Rachel Hendrix plays Lyle, a young woman journeying back to the boarding school where she grew up because the woman who ran it has died and put four of her former charges in her will.  All must be present for the reading, however, and sure enough, the most headstrong and troublesome of the bunch, Addison (Aurora Perrineau), fails to show.

It falls to Lyle to go and fetch her, and, as you might guess, their trip back to the home becomes one of mutual and self discovery during which they encounter lots of eccentric people and situations and have weighty discussions leading to the searching and baring of souls.

Old wounds are reopened, especially concerning the death of little Virginia, a former housemate who drowned mysteriously one night while out with Addison.  Guilt and recriminations fly, and we begin to understand why Lyle naturally assumes a more levelheaded and sensible demeanor while Addison is so insufferably obnoxious and anti-social most of the time.

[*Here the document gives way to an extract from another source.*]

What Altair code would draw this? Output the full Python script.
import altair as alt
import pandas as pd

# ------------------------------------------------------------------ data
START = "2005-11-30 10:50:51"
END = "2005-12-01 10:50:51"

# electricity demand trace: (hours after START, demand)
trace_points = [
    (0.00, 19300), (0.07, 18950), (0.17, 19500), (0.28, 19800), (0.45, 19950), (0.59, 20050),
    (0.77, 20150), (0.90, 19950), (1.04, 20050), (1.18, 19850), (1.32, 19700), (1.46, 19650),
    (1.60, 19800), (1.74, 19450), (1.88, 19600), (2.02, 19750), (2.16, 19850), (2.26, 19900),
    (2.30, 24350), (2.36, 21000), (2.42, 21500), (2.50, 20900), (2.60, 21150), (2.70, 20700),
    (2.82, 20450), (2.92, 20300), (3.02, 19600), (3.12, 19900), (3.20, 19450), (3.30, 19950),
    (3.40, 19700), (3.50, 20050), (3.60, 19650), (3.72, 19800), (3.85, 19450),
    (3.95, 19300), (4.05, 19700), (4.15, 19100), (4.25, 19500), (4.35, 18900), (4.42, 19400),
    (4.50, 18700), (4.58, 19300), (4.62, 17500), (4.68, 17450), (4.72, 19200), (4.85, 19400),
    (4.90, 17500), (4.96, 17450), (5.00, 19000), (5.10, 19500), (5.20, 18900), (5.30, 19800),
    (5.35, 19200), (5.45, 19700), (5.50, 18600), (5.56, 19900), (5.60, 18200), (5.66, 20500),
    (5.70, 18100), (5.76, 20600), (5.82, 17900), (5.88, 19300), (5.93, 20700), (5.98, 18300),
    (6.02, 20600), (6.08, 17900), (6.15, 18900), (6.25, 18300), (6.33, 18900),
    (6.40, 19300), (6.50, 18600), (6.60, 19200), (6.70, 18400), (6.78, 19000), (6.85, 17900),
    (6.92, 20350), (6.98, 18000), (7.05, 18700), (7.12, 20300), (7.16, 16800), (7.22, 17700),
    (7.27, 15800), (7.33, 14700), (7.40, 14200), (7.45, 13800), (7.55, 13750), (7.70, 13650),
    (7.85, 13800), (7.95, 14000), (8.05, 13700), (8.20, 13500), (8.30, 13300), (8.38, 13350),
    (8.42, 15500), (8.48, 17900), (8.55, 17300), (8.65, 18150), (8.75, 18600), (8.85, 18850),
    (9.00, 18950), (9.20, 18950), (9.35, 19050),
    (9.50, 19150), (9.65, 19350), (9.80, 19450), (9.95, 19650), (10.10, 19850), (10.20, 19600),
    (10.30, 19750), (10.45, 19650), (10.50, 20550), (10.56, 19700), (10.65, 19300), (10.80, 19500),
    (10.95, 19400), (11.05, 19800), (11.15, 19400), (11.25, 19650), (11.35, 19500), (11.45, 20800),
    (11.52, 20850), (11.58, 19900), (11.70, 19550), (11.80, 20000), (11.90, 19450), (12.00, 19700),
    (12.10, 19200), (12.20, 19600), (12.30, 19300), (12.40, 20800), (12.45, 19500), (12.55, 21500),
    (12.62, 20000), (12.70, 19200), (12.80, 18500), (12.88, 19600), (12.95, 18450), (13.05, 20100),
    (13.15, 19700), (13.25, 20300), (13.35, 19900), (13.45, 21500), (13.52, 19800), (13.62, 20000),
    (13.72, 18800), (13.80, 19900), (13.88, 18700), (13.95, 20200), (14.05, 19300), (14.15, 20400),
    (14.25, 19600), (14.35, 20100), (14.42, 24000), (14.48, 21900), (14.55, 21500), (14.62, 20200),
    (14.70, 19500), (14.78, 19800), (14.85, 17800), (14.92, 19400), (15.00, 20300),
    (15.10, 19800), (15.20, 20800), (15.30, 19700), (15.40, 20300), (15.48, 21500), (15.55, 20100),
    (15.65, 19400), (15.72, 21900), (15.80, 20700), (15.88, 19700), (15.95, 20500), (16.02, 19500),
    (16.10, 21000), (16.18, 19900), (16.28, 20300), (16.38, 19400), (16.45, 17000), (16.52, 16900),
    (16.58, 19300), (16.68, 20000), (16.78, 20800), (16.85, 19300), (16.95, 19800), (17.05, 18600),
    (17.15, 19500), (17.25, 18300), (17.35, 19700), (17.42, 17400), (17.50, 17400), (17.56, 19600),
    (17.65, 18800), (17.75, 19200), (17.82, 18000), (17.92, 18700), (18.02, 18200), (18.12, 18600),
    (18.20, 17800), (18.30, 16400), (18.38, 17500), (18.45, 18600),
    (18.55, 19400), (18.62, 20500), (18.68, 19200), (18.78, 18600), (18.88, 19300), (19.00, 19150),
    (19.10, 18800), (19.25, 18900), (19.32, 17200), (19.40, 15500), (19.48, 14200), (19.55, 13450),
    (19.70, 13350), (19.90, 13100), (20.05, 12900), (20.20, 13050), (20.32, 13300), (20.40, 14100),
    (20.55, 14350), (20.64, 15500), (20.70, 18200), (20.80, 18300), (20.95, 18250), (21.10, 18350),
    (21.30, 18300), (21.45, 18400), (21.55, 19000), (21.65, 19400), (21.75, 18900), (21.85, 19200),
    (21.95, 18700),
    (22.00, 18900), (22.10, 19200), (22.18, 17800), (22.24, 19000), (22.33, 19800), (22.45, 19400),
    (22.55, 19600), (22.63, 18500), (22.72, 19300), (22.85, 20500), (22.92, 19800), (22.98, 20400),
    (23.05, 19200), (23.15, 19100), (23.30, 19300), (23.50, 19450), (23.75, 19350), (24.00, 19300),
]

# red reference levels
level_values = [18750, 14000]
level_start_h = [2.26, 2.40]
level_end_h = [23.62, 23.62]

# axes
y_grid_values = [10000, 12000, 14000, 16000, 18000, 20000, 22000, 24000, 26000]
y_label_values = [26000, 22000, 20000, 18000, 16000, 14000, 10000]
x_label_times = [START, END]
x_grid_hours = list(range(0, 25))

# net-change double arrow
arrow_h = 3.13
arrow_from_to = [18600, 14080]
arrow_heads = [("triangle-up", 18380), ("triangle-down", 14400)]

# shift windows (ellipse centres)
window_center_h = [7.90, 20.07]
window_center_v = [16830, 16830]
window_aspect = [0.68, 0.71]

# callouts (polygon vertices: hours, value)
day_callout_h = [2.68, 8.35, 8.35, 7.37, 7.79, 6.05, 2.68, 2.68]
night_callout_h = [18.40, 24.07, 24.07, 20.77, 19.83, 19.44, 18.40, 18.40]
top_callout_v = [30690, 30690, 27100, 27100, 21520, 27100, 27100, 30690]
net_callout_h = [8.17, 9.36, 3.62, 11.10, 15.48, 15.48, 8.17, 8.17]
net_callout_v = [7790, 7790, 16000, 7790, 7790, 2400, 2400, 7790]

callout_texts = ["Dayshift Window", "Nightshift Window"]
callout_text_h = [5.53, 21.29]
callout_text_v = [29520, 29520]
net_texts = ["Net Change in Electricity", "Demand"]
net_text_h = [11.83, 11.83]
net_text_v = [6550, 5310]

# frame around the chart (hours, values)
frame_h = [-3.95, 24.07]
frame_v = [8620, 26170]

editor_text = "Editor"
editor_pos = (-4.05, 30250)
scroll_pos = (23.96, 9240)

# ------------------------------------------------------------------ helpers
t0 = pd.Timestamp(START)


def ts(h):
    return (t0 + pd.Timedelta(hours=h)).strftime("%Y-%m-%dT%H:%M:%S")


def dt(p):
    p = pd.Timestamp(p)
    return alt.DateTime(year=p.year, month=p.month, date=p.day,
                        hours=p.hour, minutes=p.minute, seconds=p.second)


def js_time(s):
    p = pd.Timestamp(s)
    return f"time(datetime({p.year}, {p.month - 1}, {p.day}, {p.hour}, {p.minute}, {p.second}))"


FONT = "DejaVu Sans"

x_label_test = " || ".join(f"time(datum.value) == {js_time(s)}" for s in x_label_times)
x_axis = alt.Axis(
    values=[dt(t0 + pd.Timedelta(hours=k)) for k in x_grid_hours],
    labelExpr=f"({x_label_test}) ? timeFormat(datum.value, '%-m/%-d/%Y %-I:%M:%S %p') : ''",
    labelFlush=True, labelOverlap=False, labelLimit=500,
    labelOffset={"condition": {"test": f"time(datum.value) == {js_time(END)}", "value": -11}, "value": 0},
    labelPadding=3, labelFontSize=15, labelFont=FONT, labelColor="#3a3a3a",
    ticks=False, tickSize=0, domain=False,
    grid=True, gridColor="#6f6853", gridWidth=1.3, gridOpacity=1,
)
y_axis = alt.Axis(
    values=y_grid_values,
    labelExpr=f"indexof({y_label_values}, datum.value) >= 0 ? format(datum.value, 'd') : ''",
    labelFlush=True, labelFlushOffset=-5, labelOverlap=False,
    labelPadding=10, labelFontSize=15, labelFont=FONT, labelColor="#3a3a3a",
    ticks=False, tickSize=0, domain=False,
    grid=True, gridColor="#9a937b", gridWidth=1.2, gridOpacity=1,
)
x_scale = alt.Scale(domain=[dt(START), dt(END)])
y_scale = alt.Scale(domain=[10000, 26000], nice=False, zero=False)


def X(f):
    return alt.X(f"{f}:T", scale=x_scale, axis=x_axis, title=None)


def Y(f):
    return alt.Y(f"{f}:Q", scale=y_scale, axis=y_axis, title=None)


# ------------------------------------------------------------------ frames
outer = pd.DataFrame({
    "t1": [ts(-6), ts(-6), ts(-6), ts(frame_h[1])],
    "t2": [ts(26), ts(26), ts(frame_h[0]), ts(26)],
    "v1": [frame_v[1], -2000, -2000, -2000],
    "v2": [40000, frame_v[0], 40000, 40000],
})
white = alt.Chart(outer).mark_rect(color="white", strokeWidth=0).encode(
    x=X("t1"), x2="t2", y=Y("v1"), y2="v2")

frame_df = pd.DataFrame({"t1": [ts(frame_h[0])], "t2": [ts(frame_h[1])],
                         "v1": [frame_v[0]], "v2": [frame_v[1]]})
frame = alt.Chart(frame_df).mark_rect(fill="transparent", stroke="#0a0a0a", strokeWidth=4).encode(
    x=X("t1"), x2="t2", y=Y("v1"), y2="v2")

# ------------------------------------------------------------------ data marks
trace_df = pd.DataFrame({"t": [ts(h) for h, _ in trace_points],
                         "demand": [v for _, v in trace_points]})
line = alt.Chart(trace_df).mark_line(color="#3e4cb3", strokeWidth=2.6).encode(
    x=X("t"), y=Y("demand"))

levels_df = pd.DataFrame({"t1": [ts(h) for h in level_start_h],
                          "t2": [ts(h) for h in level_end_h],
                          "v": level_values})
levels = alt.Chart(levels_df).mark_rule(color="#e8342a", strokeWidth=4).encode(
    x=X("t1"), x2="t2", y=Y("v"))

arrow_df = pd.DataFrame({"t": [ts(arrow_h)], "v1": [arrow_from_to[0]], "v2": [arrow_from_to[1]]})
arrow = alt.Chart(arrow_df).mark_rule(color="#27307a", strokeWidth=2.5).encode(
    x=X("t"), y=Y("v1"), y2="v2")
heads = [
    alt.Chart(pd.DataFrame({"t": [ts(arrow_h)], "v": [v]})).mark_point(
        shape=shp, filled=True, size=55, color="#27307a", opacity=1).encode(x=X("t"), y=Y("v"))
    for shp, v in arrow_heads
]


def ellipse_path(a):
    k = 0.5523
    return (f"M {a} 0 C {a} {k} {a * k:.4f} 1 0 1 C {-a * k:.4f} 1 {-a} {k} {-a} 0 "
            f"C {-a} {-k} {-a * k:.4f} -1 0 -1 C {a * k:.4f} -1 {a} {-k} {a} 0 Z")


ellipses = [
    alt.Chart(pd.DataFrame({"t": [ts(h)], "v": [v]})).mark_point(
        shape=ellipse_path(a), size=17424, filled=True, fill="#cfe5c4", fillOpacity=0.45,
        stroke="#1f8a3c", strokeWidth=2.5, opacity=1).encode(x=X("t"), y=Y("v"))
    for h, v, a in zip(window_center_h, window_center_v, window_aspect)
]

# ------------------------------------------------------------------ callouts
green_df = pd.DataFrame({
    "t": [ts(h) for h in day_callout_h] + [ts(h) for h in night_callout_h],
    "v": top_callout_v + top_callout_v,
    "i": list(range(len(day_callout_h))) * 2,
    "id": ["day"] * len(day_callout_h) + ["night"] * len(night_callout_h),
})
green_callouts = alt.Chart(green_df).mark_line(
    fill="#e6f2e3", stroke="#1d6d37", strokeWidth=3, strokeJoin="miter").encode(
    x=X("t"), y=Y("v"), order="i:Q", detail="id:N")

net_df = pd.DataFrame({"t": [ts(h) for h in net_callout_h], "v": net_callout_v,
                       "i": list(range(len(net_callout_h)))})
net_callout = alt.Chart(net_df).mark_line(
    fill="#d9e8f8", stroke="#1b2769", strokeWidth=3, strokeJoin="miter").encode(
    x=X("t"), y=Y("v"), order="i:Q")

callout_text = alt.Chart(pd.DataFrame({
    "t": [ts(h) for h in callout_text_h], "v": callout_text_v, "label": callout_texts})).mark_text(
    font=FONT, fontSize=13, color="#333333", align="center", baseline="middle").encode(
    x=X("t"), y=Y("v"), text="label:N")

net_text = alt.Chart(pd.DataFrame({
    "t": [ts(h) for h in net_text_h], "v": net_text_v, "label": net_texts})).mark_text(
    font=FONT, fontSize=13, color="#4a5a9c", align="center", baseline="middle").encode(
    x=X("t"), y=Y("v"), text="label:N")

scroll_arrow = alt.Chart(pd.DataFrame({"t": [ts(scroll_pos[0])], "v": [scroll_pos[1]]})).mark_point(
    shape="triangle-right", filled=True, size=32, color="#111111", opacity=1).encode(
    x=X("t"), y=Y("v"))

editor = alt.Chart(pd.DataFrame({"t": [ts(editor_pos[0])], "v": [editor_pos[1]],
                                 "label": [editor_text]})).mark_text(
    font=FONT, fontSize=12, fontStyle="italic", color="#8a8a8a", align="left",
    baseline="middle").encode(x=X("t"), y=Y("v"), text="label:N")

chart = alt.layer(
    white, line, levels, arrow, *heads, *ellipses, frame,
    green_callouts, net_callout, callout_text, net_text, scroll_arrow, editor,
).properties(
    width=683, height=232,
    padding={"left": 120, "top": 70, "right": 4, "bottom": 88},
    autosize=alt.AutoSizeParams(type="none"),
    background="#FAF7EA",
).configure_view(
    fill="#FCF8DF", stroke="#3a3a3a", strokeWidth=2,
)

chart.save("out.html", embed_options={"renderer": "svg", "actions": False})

Their trip lapses into an improbably odd sort of "Alice in Wonderland" experience that's steeped in finely-aged quirk.  (For a few minutes there, it even turns into a monster movie.)

After Addison breaks up with her fiance by setting fire to his boat, they flee in a stolen car and end up with a traveling theater troup traversing the forest in a horse-drawn wagon before ending up at a dance party at the foot of a lighthouse where Addison runs into an old lesbian lover.  Whew.

Helping to make all this more fun is the presence of "Mister", a GPS-tracking robot who's supposed to be passed from traveler to traveler across the USA but whom Rachel won't give up since he's become a surrogate companion for her.  This friendly little robot is like the film's R2D2 and is actually its most likable character.

Returning to that great, dark old mansion for the reading of the will brings on a series of touchy-feely scenes as the former housemates gush over each other until it's time for a dramatic resolve of old issues.  Here, writer-director Daniel Stine manages to draw everything together into some potent melodrama which is played to the hilt by the two leads.

Beautifully photographed and directed with understated flair, VIRGINIA MINNESOTA isn't anywhere near the kind of movie I would normally watch, but finding myself doing so gradually went from a chore to a surprisingly tolerable experience.  All that finely-aged quirk aside, it's an engaging story that's well acted and technically superb.